>> START INFORMATION SHOWN

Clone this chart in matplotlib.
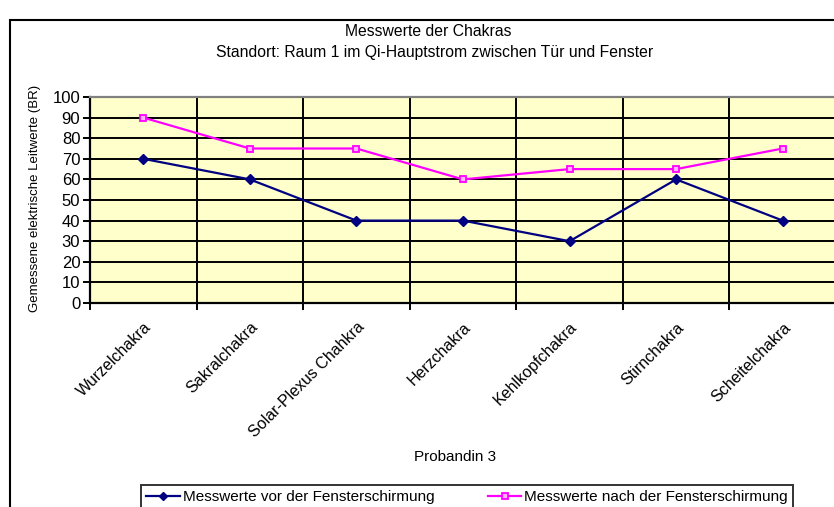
import matplotlib.pyplot as plt
from matplotlib.patches import Rectangle
from matplotlib.ticker import MultipleLocator, FixedLocator

plt.rcParams['font.family'] = ['Liberation Sans', 'DejaVu Sans']

# data
chakras = ['Wurzelchakra', 'Sakralchakra', 'Solar-Plexus Chahkra', 'Herzchakra',
           'Kehlkopfchakra', 'Stirnchakra', 'Scheitelchakra']
vor = [70, 60, 40, 40, 30, 60, 40]
nach = [90, 75, 75, 60, 65, 65, 75]

W, H = 834, 507
fig = plt.figure(figsize=(W / 100, H / 100), dpi=100)

# outer chart border (cropped on right/bottom)
fig.patches.append(Rectangle((10 / W, -0.1), 1.2, 1 - 20 / H + 0.1,
                             transform=fig.transFigure, fill=False,
                             edgecolor='black', linewidth=1.5))

ax = fig.add_axes([90 / W, 1 - 303 / H, 746 / W, 206 / H])
ax.set_facecolor('#FFFFCC')

x = list(range(len(chakras)))
ax.plot(x, vor, color='#000080', marker='D', markersize=5, linewidth=1.6,
        label='Messwerte vor der Fensterschirmung', zorder=3)
ax.plot(x, nach, color='#FF00FF', marker='s', markersize=5, linewidth=1.6,
        markerfacecolor='#FFB3FF', markeredgewidth=1.3,
        label='Messwerte nach der Fensterschirmung', zorder=3)

ax.set_xlim(-0.5, len(chakras) - 0.5)
ax.set_ylim(0, 100)
ax.yaxis.set_major_locator(MultipleLocator(10))
ax.grid(axis='y', color='black', linewidth=1.4)
for b in range(1, len(chakras)):
    ax.axvline(b - 0.5, color='black', linewidth=1.4, zorder=1)
ax.set_axisbelow(True)

ax.xaxis.set_major_locator(FixedLocator([i - 0.5 for i in range(len(chakras) + 1)]))
ax.xaxis.set_minor_locator(FixedLocator(x))
ax.set_xticklabels([])
ax.set_xticklabels(chakras, minor=True, rotation=45, ha='right', rotation_mode='anchor',
                   fontsize=11.5)
ax.tick_params(axis='x', which='major', length=5, width=1.4, direction='out')
ax.tick_params(axis='x', which='minor', length=0, pad=12)
ax.tick_params(axis='y', length=5, width=1.4, direction='out', labelsize=12, pad=2)

for s in ['left', 'bottom']:
    ax.spines[s].set_linewidth(1.6)
    ax.spines[s].set_color('black')
ax.spines['top'].set_color('#808080')
ax.spines['top'].set_linewidth(1.6)
ax.spines['right'].set_visible(False)

fig.text(35 / W, 1 - 198 / H, 'Gemessene elektrische Leitwerte (BR)', rotation=90,
         ha='center', va='center', fontsize=9.5)

fig.text(428 / W, 1 - 32 / H, 'Messwerte der Chakras', ha='center', va='center', fontsize=11.3)
fig.text(435 / W, 1 - 52 / H, 'Standort: Raum 1 im Qi-Hauptstrom zwischen Tür und Fenster',
         ha='center', va='center', fontsize=11.3)
fig.text(455 / W, 1 - 457 / H, 'Probandin 3', ha='center', va='center', fontsize=11)

leg = fig.legend(loc='center', bbox_to_anchor=(467 / W, 1 - 497 / H), ncol=2,
                 fontsize=11, frameon=True, fancybox=False, edgecolor='black',
                 borderpad=0.3, handlelength=2.2, handletextpad=0.2, columnspacing=3.5,
                 markerscale=0.8)
leg.get_frame().set_linewidth(1.4)

fig.savefig('out.png', dpi=100)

>> END INFORMATION SHOWN

Reproduce exactly the run of lines that opens the listing and closes with the line holding "label='Messwerte nach der". Pictures are excluded.

Clone this chart in matplotlib.
import matplotlib.pyplot as plt
from matplotlib.patches import Rectangle
from matplotlib.ticker import MultipleLocator, FixedLocator

plt.rcParams['font.family'] = ['Liberation Sans', 'DejaVu Sans']

# data
chakras = ['Wurzelchakra', 'Sakralchakra', 'Solar-Plexus Chahkra', 'Herzchakra',
           'Kehlkopfchakra', 'Stirnchakra', 'Scheitelchakra']
vor = [70, 60, 40, 40, 30, 60, 40]
nach = [90, 75, 75, 60, 65, 65, 75]

W, H = 834, 507
fig = plt.figure(figsize=(W / 100, H / 100), dpi=100)

# outer chart border (cropped on right/bottom)
fig.patches.append(Rectangle((10 / W, -0.1), 1.2, 1 - 20 / H + 0.1,
                             transform=fig.transFigure, fill=False,
                             edgecolor='black', linewidth=1.5))

ax = fig.add_axes([90 / W, 1 - 303 / H, 746 / W, 206 / H])
ax.set_facecolor('#FFFFCC')

x = list(range(len(chakras)))
ax.plot(x, vor, color='#000080', marker='D', markersize=5, linewidth=1.6,
        label='Messwerte vor der Fensterschirmung', zorder=3)
ax.plot(x, nach, color='#FF00FF', marker='s', markersize=5, linewidth=1.6,
        markerfacecolor='#FFB3FF', markeredgewidth=1.3,
        label='Messwerte nach der Fensterschirmung', zorder=3)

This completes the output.